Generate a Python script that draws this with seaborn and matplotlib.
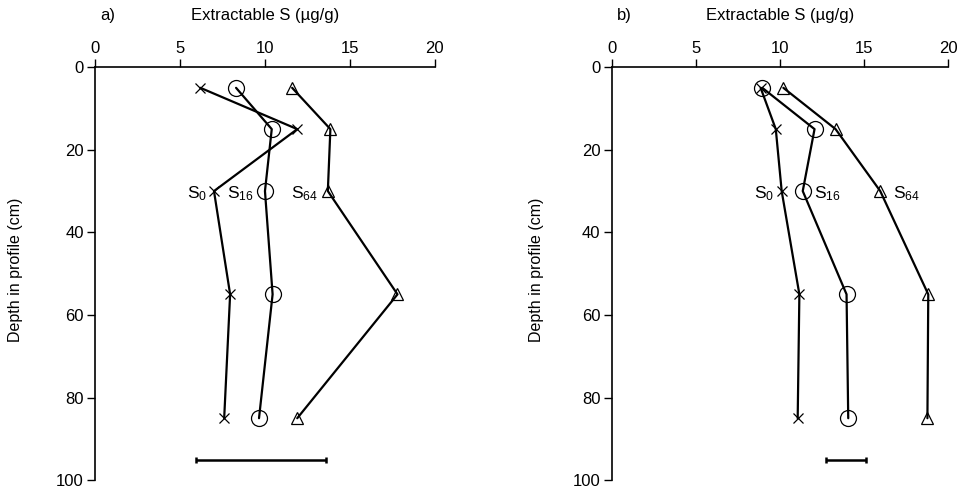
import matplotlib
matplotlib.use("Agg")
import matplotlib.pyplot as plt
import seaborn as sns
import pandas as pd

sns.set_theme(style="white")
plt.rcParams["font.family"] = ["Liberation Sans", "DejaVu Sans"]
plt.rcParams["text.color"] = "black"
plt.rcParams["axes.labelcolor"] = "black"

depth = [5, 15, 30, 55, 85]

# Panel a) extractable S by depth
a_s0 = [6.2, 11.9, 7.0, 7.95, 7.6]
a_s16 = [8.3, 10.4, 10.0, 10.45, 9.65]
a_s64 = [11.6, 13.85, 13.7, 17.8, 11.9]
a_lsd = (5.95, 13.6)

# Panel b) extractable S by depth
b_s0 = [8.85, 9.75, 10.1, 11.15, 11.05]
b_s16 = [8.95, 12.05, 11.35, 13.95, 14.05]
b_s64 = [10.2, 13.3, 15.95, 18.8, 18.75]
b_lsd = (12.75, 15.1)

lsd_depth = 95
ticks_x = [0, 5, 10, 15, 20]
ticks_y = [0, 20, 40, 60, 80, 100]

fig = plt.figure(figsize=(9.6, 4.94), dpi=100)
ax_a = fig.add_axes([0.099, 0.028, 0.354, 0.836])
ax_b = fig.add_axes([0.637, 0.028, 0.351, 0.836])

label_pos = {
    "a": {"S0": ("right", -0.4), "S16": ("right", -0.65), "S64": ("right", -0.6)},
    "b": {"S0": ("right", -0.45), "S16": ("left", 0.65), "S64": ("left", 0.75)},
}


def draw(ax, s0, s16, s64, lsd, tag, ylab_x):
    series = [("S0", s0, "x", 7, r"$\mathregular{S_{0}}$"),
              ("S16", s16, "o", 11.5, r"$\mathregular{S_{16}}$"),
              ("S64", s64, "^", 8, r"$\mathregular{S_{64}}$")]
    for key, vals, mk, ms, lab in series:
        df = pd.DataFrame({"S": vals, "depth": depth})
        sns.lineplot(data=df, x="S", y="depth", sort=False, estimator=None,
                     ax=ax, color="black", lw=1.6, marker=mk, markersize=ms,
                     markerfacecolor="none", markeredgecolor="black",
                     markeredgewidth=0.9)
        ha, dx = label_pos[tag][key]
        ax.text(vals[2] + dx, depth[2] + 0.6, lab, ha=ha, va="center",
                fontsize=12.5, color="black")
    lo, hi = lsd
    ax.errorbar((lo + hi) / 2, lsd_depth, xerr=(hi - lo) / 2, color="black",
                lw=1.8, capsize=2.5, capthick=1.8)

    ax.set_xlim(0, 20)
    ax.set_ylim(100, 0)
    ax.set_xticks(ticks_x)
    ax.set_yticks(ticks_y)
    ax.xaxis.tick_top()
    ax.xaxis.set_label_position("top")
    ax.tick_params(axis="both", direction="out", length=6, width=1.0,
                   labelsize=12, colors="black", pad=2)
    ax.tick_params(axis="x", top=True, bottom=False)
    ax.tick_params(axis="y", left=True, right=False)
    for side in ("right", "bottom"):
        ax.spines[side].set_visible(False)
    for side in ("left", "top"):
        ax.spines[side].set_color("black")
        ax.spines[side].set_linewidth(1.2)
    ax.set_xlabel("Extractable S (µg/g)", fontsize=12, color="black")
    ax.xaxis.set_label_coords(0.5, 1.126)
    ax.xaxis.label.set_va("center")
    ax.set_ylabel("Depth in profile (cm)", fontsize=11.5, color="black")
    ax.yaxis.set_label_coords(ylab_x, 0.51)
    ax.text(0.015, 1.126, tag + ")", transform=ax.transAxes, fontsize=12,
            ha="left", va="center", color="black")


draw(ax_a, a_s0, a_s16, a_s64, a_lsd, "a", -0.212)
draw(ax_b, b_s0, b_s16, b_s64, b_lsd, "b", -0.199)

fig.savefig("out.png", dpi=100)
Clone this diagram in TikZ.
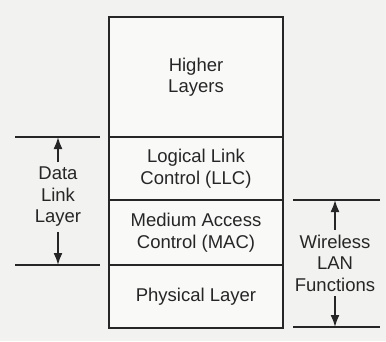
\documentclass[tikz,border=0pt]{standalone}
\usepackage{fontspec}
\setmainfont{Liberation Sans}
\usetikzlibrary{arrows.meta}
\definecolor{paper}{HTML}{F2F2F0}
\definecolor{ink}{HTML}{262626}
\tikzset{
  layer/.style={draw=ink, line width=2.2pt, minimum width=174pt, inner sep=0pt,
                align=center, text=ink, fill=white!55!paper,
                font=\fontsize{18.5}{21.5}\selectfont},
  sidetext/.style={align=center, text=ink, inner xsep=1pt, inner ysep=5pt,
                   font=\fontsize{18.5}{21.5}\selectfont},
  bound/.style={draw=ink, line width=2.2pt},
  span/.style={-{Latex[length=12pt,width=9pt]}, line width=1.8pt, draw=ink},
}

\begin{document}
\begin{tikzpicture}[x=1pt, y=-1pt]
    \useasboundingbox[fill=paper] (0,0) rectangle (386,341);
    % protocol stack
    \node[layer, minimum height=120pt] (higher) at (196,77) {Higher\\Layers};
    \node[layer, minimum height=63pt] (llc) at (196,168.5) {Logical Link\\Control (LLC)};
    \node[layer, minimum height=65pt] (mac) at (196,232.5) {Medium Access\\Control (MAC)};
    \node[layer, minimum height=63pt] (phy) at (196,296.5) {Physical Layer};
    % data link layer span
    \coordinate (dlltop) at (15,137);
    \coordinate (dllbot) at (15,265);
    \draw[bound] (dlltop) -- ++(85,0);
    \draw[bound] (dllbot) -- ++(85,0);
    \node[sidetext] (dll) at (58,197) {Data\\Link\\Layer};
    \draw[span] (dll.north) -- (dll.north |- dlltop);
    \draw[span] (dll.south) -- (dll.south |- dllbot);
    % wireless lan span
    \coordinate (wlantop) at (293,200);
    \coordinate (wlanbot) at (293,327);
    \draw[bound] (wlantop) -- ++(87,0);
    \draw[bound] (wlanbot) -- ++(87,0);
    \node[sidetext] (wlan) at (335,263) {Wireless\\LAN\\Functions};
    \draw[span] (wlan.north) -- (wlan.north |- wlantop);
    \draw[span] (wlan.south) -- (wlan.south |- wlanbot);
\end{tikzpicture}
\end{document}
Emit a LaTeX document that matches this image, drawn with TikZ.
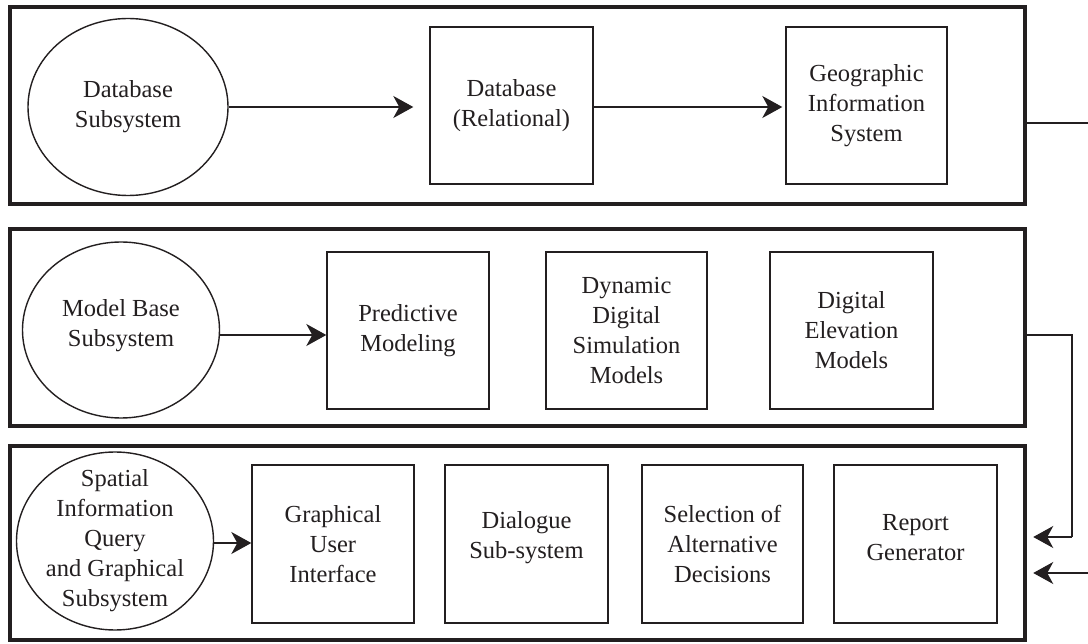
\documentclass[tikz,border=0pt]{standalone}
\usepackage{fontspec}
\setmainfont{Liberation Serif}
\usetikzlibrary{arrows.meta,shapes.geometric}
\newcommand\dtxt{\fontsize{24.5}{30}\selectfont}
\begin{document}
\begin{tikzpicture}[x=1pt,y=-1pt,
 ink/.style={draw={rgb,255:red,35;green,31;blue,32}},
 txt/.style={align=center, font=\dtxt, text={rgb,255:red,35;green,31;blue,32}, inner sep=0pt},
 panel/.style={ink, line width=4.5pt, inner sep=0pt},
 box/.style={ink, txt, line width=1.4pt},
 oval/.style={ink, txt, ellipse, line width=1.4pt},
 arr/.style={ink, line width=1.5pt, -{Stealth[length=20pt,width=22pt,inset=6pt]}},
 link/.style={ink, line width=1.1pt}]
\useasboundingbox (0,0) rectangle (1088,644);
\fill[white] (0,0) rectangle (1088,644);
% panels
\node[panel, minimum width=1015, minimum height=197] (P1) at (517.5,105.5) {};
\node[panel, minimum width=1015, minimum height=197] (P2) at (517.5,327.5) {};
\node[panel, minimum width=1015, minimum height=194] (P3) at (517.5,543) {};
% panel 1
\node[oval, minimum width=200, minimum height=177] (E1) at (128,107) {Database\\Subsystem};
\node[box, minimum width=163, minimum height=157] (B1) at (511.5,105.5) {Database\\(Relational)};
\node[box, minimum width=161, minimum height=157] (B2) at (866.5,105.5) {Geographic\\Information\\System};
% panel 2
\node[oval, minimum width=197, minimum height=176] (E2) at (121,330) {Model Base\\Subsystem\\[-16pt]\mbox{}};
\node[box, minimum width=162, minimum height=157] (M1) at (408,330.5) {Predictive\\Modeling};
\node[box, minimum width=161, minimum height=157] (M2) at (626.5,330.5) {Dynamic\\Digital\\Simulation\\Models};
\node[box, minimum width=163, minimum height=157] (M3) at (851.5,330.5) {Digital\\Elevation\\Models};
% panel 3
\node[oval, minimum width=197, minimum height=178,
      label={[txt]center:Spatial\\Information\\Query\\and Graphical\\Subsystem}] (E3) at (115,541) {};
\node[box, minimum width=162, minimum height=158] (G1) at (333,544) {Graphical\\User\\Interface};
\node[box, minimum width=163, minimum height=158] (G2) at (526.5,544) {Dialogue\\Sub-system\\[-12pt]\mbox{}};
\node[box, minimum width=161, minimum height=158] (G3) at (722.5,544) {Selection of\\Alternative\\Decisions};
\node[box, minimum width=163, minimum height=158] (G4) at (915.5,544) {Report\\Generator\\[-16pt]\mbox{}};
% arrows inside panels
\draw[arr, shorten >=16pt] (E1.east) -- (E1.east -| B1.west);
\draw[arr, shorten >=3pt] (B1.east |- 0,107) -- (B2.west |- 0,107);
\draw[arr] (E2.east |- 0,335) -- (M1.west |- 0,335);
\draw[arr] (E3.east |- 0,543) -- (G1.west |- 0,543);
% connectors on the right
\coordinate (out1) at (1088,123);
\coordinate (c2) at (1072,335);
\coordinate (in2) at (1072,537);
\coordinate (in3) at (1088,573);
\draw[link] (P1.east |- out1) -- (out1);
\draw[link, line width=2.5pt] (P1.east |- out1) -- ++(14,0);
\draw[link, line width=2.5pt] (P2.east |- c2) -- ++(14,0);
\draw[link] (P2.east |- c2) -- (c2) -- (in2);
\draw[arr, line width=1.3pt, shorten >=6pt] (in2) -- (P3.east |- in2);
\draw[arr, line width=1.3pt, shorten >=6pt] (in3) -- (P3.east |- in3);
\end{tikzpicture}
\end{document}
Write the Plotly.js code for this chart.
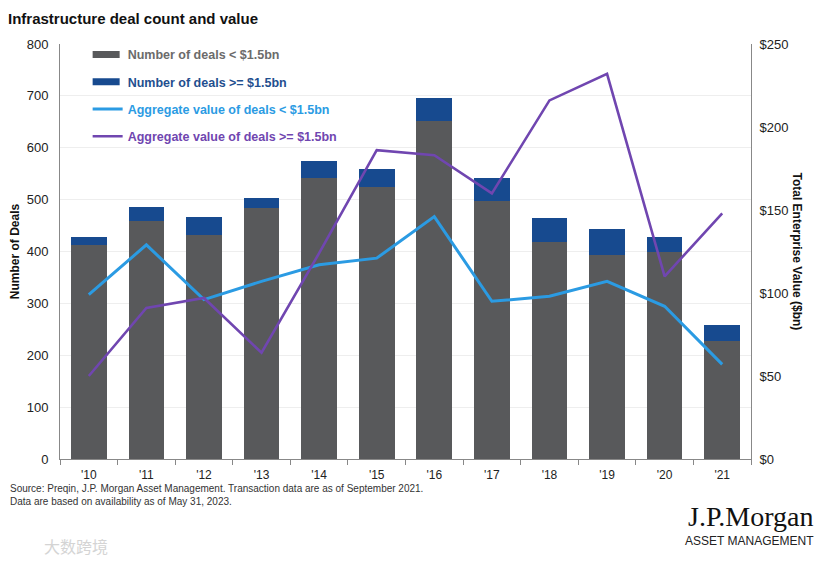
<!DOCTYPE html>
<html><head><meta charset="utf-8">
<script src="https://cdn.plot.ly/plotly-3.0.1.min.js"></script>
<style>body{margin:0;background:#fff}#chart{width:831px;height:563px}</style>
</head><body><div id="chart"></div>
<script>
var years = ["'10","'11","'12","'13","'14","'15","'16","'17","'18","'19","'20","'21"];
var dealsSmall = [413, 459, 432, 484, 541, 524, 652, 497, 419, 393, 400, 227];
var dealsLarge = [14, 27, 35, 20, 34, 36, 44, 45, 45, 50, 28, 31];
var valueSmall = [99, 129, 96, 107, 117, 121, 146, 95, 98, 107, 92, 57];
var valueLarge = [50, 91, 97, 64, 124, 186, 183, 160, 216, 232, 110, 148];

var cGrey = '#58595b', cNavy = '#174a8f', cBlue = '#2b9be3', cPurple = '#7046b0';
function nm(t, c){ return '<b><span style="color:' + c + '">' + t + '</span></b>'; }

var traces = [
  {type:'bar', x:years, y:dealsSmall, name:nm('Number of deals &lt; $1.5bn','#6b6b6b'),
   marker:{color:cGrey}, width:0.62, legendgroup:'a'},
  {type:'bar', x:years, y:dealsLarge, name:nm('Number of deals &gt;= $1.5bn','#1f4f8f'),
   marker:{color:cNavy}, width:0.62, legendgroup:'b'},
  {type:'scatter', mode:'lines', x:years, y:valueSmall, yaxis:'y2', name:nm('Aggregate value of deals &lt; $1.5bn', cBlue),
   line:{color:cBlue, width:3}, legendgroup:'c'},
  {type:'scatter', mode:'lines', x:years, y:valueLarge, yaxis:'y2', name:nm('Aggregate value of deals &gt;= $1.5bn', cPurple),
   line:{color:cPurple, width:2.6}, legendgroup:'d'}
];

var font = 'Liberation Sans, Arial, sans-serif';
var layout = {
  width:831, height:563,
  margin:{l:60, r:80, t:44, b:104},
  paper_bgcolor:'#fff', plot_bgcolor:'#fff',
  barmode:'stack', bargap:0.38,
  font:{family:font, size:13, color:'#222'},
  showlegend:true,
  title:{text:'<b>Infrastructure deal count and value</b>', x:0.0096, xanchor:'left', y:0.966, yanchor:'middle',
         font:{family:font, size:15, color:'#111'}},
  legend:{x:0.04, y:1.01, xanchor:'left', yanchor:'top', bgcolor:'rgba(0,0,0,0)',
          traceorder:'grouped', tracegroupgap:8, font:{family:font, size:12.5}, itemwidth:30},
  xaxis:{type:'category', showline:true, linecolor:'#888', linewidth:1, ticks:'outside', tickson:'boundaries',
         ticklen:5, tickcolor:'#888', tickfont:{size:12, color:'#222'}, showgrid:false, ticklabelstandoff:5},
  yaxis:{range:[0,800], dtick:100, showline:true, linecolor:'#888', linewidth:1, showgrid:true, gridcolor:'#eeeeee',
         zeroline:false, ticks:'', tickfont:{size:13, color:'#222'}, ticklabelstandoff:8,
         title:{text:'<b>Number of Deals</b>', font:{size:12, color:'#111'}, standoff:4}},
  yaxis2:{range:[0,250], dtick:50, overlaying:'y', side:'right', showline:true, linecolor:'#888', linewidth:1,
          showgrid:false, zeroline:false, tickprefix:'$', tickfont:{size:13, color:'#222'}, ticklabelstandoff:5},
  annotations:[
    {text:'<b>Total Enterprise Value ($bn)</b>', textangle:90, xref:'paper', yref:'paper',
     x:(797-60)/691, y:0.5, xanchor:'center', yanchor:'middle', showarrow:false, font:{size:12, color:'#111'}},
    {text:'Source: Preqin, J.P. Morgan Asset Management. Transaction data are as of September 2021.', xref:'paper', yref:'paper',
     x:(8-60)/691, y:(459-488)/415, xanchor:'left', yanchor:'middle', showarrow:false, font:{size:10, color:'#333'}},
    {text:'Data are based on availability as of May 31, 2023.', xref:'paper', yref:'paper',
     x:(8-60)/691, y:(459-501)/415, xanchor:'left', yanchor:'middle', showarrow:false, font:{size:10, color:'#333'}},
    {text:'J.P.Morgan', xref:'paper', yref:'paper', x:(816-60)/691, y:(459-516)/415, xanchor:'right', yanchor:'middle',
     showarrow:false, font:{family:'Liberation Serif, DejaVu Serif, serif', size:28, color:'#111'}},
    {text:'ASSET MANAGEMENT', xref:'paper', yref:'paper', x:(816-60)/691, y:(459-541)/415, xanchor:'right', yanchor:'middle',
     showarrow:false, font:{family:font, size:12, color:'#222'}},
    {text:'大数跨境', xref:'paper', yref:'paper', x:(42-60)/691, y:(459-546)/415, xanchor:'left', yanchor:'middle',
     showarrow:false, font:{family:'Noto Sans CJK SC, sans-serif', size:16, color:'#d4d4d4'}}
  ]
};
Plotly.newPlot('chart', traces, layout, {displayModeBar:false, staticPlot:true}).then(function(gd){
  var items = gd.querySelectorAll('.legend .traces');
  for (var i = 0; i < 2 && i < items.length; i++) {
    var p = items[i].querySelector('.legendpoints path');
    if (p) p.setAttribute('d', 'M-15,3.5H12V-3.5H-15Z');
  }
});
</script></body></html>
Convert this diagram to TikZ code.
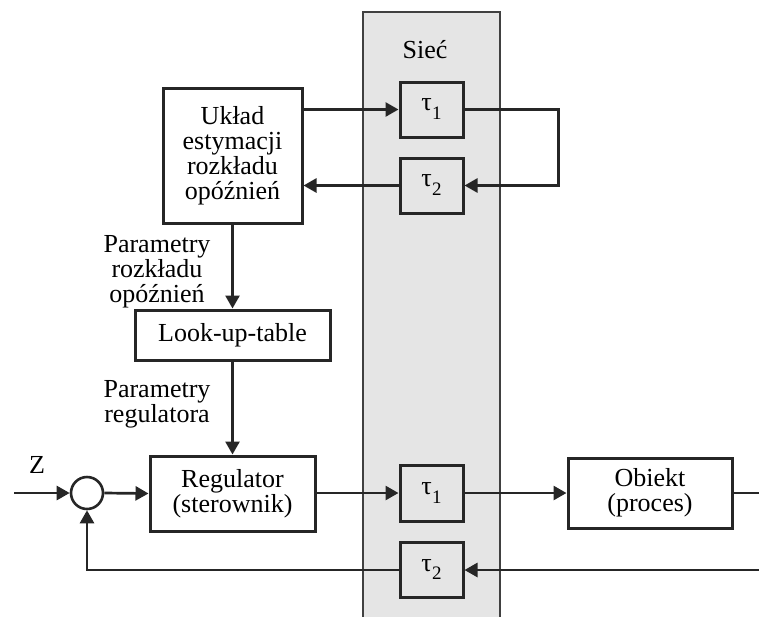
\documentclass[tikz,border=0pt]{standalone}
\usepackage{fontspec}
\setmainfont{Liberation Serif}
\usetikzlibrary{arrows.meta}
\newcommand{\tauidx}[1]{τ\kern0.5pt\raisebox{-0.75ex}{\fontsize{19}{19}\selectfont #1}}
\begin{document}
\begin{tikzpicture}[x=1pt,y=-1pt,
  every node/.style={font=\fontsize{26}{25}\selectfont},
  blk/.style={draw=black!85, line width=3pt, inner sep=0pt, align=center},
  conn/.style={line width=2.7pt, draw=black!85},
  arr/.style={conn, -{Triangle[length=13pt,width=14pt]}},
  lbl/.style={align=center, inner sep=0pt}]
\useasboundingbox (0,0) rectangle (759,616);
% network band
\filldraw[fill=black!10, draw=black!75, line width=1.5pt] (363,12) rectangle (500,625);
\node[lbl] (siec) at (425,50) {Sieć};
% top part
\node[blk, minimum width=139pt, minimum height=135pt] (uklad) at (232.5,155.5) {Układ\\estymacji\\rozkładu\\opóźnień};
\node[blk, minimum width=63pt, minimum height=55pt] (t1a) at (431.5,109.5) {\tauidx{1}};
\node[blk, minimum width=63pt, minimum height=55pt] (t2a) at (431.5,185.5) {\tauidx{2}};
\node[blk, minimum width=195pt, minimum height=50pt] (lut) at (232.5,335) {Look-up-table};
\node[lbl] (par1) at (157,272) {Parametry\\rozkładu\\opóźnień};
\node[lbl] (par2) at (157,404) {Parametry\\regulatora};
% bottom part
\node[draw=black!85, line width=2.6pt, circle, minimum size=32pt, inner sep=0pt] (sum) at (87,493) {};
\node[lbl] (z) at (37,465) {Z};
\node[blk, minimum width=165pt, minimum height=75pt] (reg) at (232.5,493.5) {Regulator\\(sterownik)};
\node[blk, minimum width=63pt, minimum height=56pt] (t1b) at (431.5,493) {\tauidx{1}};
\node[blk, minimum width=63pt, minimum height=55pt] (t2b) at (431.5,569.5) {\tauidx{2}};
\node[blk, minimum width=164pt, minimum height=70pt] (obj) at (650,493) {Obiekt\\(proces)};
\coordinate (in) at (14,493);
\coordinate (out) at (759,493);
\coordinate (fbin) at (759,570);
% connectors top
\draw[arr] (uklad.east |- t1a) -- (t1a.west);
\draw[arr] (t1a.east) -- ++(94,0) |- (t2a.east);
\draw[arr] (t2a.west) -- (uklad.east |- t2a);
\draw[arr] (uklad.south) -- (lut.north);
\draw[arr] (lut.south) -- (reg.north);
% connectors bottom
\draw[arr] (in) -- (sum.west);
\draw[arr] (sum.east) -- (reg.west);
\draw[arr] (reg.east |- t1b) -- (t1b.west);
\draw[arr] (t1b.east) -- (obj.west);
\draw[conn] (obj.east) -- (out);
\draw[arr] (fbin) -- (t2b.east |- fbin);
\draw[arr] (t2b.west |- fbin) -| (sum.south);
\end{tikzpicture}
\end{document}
================================
The lines to reproduce run from the one above containing "Write the Plotly.js code for this chart." through the one containing "t + '</span></b>';". Copy them exactly and leave out all pictures.

## REPLY TO THE TASK
Write the Plotly.js code for this chart.
<!DOCTYPE html>
<html><head><meta charset="utf-8">
<script src="https://cdn.plot.ly/plotly-3.0.1.min.js"></script>
<style>body{margin:0;background:#fff}#chart{width:831px;height:563px}</style>
</head><body><div id="chart"></div>
<script>
var years = ["'10","'11","'12","'13","'14","'15","'16","'17","'18","'19","'20","'21"];
var dealsSmall = [413, 459, 432, 484, 541, 524, 652, 497, 419, 393, 400, 227];
var dealsLarge = [14, 27, 35, 20, 34, 36, 44, 45, 45, 50, 28, 31];
var valueSmall = [99, 129, 96, 107, 117, 121, 146, 95, 98, 107, 92, 57];
var valueLarge = [50, 91, 97, 64, 124, 186, 183, 160, 216, 232, 110, 148];

var cGrey = '#58595b', cNavy = '#174a8f', cBlue = '#2b9be3', cPurple = '#7046b0';
function nm(t, c){ return '<b><span style="color:' + c + '">' + t + '</span></b>'; }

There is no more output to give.